Guerre au Soudan : changements au sommet de l'Etat et de l'armée

Le général Abdel Fattah al-Burhan, chef de facto du Soudan, a limogé vendredi son adjoint devenu son ennemi, pour opérer des changements à la tête de l'Etat et de l'armée, plus d'un mois après le début de la guerre meurtrière entre les deux ex-alliés.

Image
Le Général Abdel Fattah al-Burhan

Le Général Abdel Fattah al-Burhan, chef de l'armée soudanaise et président du Conseil de souveraineté de transition.

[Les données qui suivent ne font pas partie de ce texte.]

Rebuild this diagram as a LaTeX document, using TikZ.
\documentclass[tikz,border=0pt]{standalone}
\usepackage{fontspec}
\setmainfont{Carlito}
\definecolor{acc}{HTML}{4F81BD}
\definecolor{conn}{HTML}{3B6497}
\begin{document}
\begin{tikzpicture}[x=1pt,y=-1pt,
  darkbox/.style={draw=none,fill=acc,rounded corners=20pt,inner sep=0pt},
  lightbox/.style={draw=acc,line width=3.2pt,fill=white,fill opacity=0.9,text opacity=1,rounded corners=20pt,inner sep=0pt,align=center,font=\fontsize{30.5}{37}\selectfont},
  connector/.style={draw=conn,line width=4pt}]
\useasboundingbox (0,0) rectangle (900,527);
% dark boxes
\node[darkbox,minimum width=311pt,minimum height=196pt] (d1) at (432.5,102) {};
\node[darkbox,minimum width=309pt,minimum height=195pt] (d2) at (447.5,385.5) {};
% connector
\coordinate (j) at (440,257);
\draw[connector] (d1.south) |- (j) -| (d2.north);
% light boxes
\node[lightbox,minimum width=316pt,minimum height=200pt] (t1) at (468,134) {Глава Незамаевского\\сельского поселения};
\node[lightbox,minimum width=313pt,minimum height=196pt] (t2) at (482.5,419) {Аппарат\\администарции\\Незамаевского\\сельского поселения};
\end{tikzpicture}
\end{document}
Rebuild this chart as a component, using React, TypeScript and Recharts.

(Sudan Armed Forces via AP)
Partager2 minutes de lecture

Pour le 35e jour consécutif, les combats font rage à Khartoum et surtout au Darfour, frontalier du Tchad, où combattants tribaux et civils armés se mêlent aux combats. Ils ont fait 18 morts jeudi, selon le syndicat des médecins, à Nyala, chef-lieu du Darfour sud où des témoins ont fait état de combats vendredi à l'AFP. 

Au Darfour centre, les paramilitaires des Forces de soutien rapide (FSR) du général Mohamed Hamdane Daglo tentent de déloger l'armée du général Burhane de son QG dans le chef-lieu, Zalingei, d'après d'autres témoins.

Dans la banlieue de la capitale Khartoum, des habitants ont fait état de frappes aériennes et de tirs croisés.

Alors que les négociations pour une trêve humanitaire semblent ne mener nulle part, des changements sont opérés au sommet de l'Etat et de l'armée. 

Le général Burhane "a publié un décret constitutionnel nommant Malik Agar au poste de vice-président du Conseil de souveraineté de transition", en remplacement de son ex-adjoint, le général Daglo, a annoncé cette instance dans un communiqué. 

L'état-major soudanais a annoncé de son côté la nomination du général Shamseddine Kabashi, au poste d'adjoint du général Burhane à la tête des forces armées ainsi que celle de deux autres généraux à la direction de l'état-major. 

Changements au sommet

Regroupant militaires et civils, le Conseil de souveraineté avait été mis en place en août 2019, avec pour objectif de mener la transition entre la chute du dictateur Omar el-Béchir, en avril de la même année, et la mise en place d'institutions démocratiques.

Mais le général Burhane, qui en était président, et le général Daglo --dit "Hemedti"--, le vice-président, avaient mené un putsch en octobre 2021, évinçant les civils de cette instance.   

Moins d'un an après, Hemedti avait dénoncé un "échec", et la tension entre les deux généraux n'avait fait que croître.

M. Agar, son remplaçant, est originaire du Nil bleu, Etat frontalier de l'Ethiopie dont il a été gouverneur. Il avait signé en 2020 la paix avec le pouvoir de Khartoum alors qu'il était un chef rebelle. Il est membre du Conseil de souveraineté depuis février 2021.

Son groupe, le SPLA-Nord, avait été formé en 2011 par des membres de la rébellion restés au Soudan après l'indépendance du Soudan du Sud la même année.

Il s'est scindé en 2017 avec d'un côté une aile qui réclamait un Etat laïque comme préalable à un accord de paix, et de l'autre une branche dirigée par M. Agar qui n'en faisait pas une condition.  

Selon des observateurs, sa promotion comme numéro deux du pouvoir ne devrait pas changer la donne dans la guerre pour le pouvoir entre les deux généraux.  

"L'armée peut défaire les rebelles"

"Il n'y a aucun doute sur le fait que les forces armées soudanaises sont capables de vaincre les rebelles", a martelé vendredi Dafallah Al-Haj Ali, l'émissaire du général Burhane à Jeddah, en Arabie saoudite, où il est appelé avec les émissaires des FSR, à dessiner des couloirs humanitaires pour laisser sortir les civils et faire entrer l'aide.

Selon les experts, les deux généraux, sûrs de pouvoir l'emporter militairement mais jusqu'ici à forces égales, ont fait le choix d'une guerre longue plutôt que de concessions à la table des négociations. 

Alors que les pays voisins redoutent une contagion, les Etats-Unis ont annoncé vendredi une aide de 103 millions de dollars en faveur du Soudan et des pays voisins pour faire face à l'ampleur de la crise humanitaire.

Depuis le 15 avril, les combats ont fait près d'un millier de morts, plus d'un million de déplacés et de réfugiés alors que plus d'un Soudanais sur deux a besoin d'aide humanitaire d'après l'ONU.